*Task instructions*
Gather all lines with "this" from the records.

*Entries supplied*

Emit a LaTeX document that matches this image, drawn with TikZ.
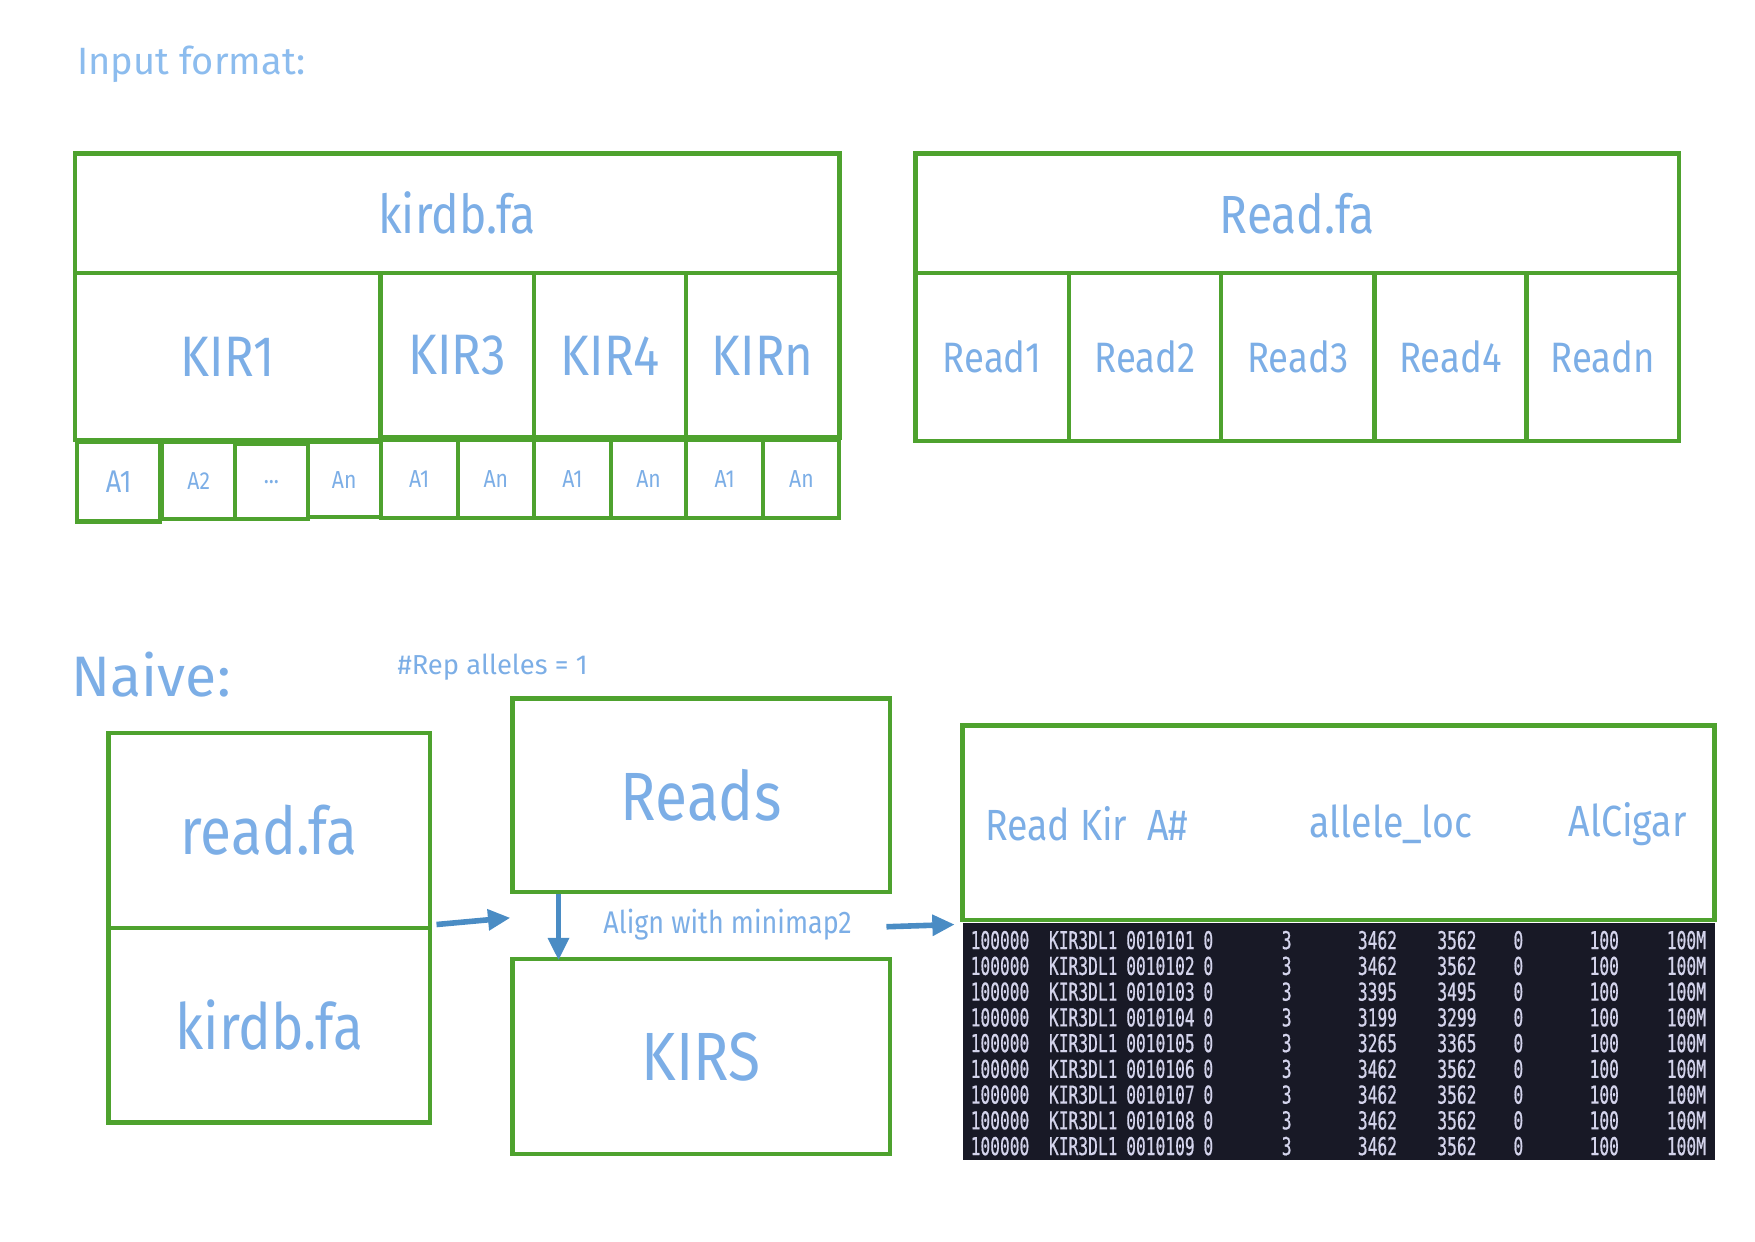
\documentclass[tikz,border=0pt]{standalone}
\usepackage{fontspec}
\setmainfont[FakeStretch=0.86]{Fira Sans}
\newfontfamily\widefont{Fira Sans}
\newfontfamily\tblfont[FakeStretch=0.66,FakeBold=0.6]{DejaVu Sans Mono}
\usetikzlibrary{arrows.meta}
\definecolor{kgreen}{RGB}{78,162,46}
\definecolor{ktext}{RGB}{124,174,230}
\definecolor{ktitle}{RGB}{140,188,238}
\definecolor{karrow}{RGB}{74,140,196}
\definecolor{ktable}{RGB}{24,25,38}
\definecolor{ktabtext}{RGB}{212,212,236}
\newcommand\fsz[1]{\fontsize{#1}{#1}\selectfont}
\newcommand\bx[7]{\node[#6, minimum width={#4-#2}, minimum height={#5-#3}] (#1) at ({(#2+#4)/2},{(#3+#5)/2}) {#7};}
\begin{document}
\begin{tikzpicture}[x=1pt,y=-1pt,
  cell/.style={draw=kgreen,line width=4pt,inner sep=0pt,text=ktext},
  thin cell/.style={cell,line width=3.5pt},
  big/.style={font=\fsz{48}},
  kir/.style={font=\fsz{51}},
  rd/.style={font=\fsz{38}},
  al/.style={font=\fsz{22}},
  huge/.style={font=\fsz{59}},
  hdr/.style={font=\fsz{39},text=ktext,inner sep=0pt},
  lbl/.style={text=ktext,inner sep=0pt},
  flow/.style={draw=karrow,line width=5pt,-{Triangle[length=20pt,width=18pt]}},
  tcell/.style={font=\tblfont\fsz{22},text=ktabtext,inner sep=0pt,anchor=west}]
\useasboundingbox (0,0) rectangle (1568,1108.8);
% titles
\node[lbl,text=ktitle,font=\widefont\fsz{34},anchor=west] (title) at (69,57) {Input format:};
% kirdb.fa block
\bx{kirhead}{67}{137}{750}{244}{cell,big}{kirdb.fa}
\bx{kir1}{67}{244}{340}{393}{cell,kir}{KIR1}
\bx{kir3}{340}{244}{477}{391}{cell,kir}{KIR3}
\bx{kir4}{477}{244}{613}{391}{cell,kir}{KIR4}
\bx{kirn}{613}{244}{750}{391}{cell,kir}{KIRn}
\bx{a11}{69}{395}{143}{466}{cell,font=\fsz{28}}{A1}
\bx{a12}{145}{395}{210}{464}{thin cell,al}{A2}
\bx{a1d}{210}{397}{275}{464}{thin cell,al}{...}
\bx{a1n}{275}{395}{340}{462}{thin cell,al}{An}
\bx{a31}{340}{393}{409}{463}{thin cell,al}{A1}
\bx{a3n}{409}{393}{477}{463}{thin cell,al}{An}
\bx{a41}{477}{393}{546}{463}{thin cell,al}{A1}
\bx{a4n}{546}{393}{613}{463}{thin cell,al}{An}
\bx{an1}{613}{393}{682}{463}{thin cell,al}{A1}
\bx{ann}{682}{393}{750}{463}{thin cell,al}{An}
% Read.fa block
\bx{readhead}{818}{137}{1500}{244}{cell,big}{Read.fa}
\bx{rd1}{818}{244}{955}{394}{cell,rd}{Read1}
\bx{rd2}{955}{244}{1091}{394}{cell,rd}{Read2}
\bx{rd3}{1091}{244}{1228}{394}{cell,rd}{Read3}
\bx{rd4}{1228}{244}{1364}{394}{cell,rd}{Read4}
\bx{rdn}{1364}{244}{1500}{394}{cell,rd}{Readn}
% Naive
\node[lbl,font=\widefont\fsz{51},anchor=west] (naive) at (64,603) {Naive:};
\node[lbl,font=\widefont\fsz{24.5},anchor=west] (rep) at (355,596) {\#Rep alleles = 1};
\bx{rf}{97}{655}{384}{829}{cell,huge}{read.fa}
\bx{kd}{97}{829}{384}{1003}{cell,font=\fsz{57}}{kirdb.fa}
\bx{reads}{458}{624}{795}{797}{cell,font=\fsz{61}}{Reads}
\bx{kirs}{458}{857}{795}{1031}{cell,font=\fsz{61}}{KIRS}
\node[lbl,font=\fsz{28}] (align) at (650,826) {Align with minimap2};
% output header
\bx{outhead}{860}{648}{1532}{822}{cell}{}
\node[hdr,anchor=west] (h1) at (880,736) {Read Kir\ \ A\#};
\node[hdr] (h2) at (1243,736) {allele\_loc};
\node[hdr,anchor=east] (h3) at (1507,736) {AlCigar};
% table
\fill[ktable] (860,825) rectangle (1532,1036);
\foreach \i/\al/\s/\e in {1/0010101/3462/3562,2/0010102/3462/3562,3/0010103/3395/3495,
  4/0010104/3199/3299,5/0010105/3265/3365,6/0010106/3462/3562,7/0010107/3462/3562,
  8/0010108/3462/3562,9/0010109/3462/3562}{
  \pgfmathsetmacro\yy{840+23*(\i-1)}
  \node[tcell] (r\i c1) at (867,\yy) {100000};
  \node[tcell] (r\i c2) at (937,\yy) {KIR3DL1};
  \node[tcell] (r\i c3) at (1006,\yy) {\al};
  \node[tcell] (r\i c4) at (1075,\yy) {0};
  \node[tcell] (r\i c5) at (1145,\yy) {3};
  \node[tcell] (r\i c6) at (1213,\yy) {\s};
  \node[tcell] (r\i c7) at (1284,\yy) {\e};
  \node[tcell] (r\i c8) at (1352,\yy) {0};
  \node[tcell] (r\i c9) at (1420,\yy) {100};
  \node[tcell] (r\i c10) at (1489,\yy) {100M};
}
% arrows
\coordinate (a1s) at (390,826);
\coordinate (a1e) at (456,820);
\coordinate (a2s) at (499,799);
\coordinate (a2e) at (499,858);
\coordinate (a3s) at (792,828);
\coordinate (a3e) at (853,826);
\draw[flow] (a1s) -- (a1e);
\draw[flow] (a2s) -- (a2e);
\draw[flow] (a3s) -- (a3e);
\end{tikzpicture}
\end{document}
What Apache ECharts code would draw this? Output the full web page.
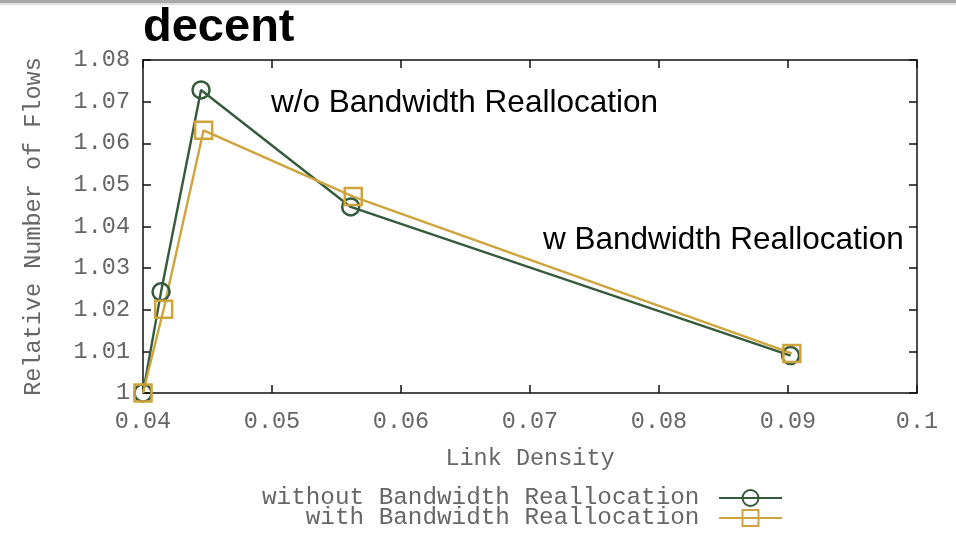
<!DOCTYPE html>
<html>
<head>
<meta charset="utf-8">
<script src="https://cdn.jsdelivr.net/npm/echarts@6/dist/echarts.min.js"></script>
<style>html,body{margin:0;padding:0;background:#fff}#c{width:956px;height:542px}</style>
</head>
<body>
<div id="c"></div>
<script>
// Data
const seriesNames = ['without Bandwidth Reallocation', 'with Bandwidth Reallocation'];
const withoutX = [0.0400, 0.0414, 0.0445, 0.0561, 0.0902];
const withoutY = [1.0000, 1.0243, 1.0728, 1.0447, 1.0090];
const withX = [0.0400, 0.0416, 0.0447, 0.0563, 0.0903];
const withY = [1.0000, 1.0201, 1.0631, 1.0472, 1.0095];
const xTicks = [0.04, 0.05, 0.06, 0.07, 0.08, 0.09, 0.1];
const yTicks = [1, 1.01, 1.02, 1.03, 1.04, 1.05, 1.06, 1.07, 1.08];
const titleText = 'decent';
const annotations = ['w/o Bandwidth Reallocation', 'w Bandwidth Reallocation'];

const zip = (xs, ys) => xs.map((x, i) => [x, ys[i]]);
const fmt = v => String(parseFloat(Number(v).toFixed(2)));
const mono = '"Liberation Mono", "DejaVu Sans Mono", monospace';
const green = '#355a3c';
const gold = '#cfa43c';
const textGray = '#666';

const chart = echarts.init(document.getElementById('c'));
const baseAxis = {
  axisLine: { show: true, lineStyle: { color: '#111', width: 1.5 } },
  axisTick: { show: true, inside: true, length: 8, lineStyle: { color: '#111', width: 1.5 } },
  splitLine: { show: false }
};
chart.setOption({
  animation: false,
  backgroundColor: '#fff',
  title: {
    text: titleText, left: 143, top: 5, padding: 0,
    textStyle: { fontFamily: '"Liberation Sans", Arial, sans-serif', fontWeight: 'bold', fontSize: 47, color: '#000' }
  },
  graphic: [
    { type: 'rect', left: 0, top: 0, shape: { width: 956, height: 3 }, style: { fill: '#a8a8a8' }, silent: true },
    { type: 'rect', left: 0, top: 3, shape: { width: 956, height: 2 }, style: { fill: '#dedede' }, silent: true },
    { type: 'text', left: 271, top: 87, style: { text: annotations[0], font: '31.5px "Liberation Sans", Arial, sans-serif', fill: '#000' } },
    { type: 'text', left: 543, top: 224, style: { text: annotations[1], font: '31.5px "Liberation Sans", Arial, sans-serif', fill: '#000' } }
  ],
  legend: {
    orient: 'vertical', left: 262, top: 486, padding: 0,
    align: 'right', itemWidth: 63, itemHeight: 20, itemGap: -4,
    formatter: n => n.padStart(30, ' ') + ' ',
    textStyle: { fontFamily: mono, fontSize: 24.3, color: textGray },
    data: seriesNames
  },
  grid: { left: 143, right: 39, top: 60, bottom: 149, containLabel: false },
  xAxis: [
    Object.assign({}, baseAxis, {
      type: 'value', min: xTicks[0], max: xTicks[xTicks.length - 1], interval: 0.01,
      name: 'Link Density', nameLocation: 'middle', nameGap: 54,
      nameTextStyle: { fontFamily: mono, fontSize: 23.5, color: textGray },
      axisLabel: { margin: 17, formatter: fmt, fontFamily: mono, fontSize: 23.5, color: textGray }
    }),
    Object.assign({}, baseAxis, {
      type: 'value', position: 'top', min: xTicks[0], max: xTicks[xTicks.length - 1], interval: 0.01,
      axisLabel: { show: false }
    })
  ],
  yAxis: [
    Object.assign({}, baseAxis, {
      type: 'value', min: yTicks[0], max: yTicks[yTicks.length - 1], interval: 0.01,
      name: 'Relative Number of Flows', nameLocation: 'middle', nameGap: 97, nameRotate: 90,
      nameTextStyle: { fontFamily: mono, fontSize: 23.5, color: textGray },
      axisLabel: { margin: 13, formatter: fmt, fontFamily: mono, fontSize: 23.5, color: textGray }
    }),
    Object.assign({}, baseAxis, {
      type: 'value', position: 'right', min: yTicks[0], max: yTicks[yTicks.length - 1], interval: 0.01,
      axisLabel: { show: false }
    })
  ],
  series: [
    {
      name: seriesNames[0], type: 'line', data: zip(withoutX, withoutY),
      symbol: 'circle', symbolSize: 17, clip: false,
      lineStyle: { color: green, width: 2.4 },
      itemStyle: { color: 'rgba(255,255,255,0)', borderColor: green, borderWidth: 2.5 }
    },
    {
      name: seriesNames[1], type: 'line', data: zip(withX, withY),
      symbol: 'rect', symbolSize: 17, clip: false,
      lineStyle: { color: gold, width: 2.4 },
      itemStyle: { color: 'rgba(255,255,255,0)', borderColor: gold, borderWidth: 2.5 }
    }
  ]
});
</script>
</body>
</html>
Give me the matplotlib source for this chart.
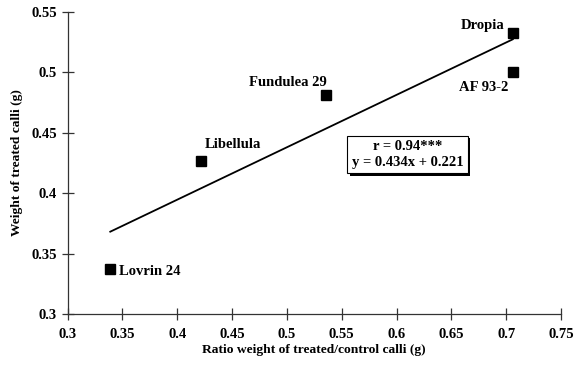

*Exercise output*
Emit a LaTeX document that matches this image, drawn with TikZ.
What Apache ECharts code would draw this? Output the full web page.
Give me the matplotlib source for this chart.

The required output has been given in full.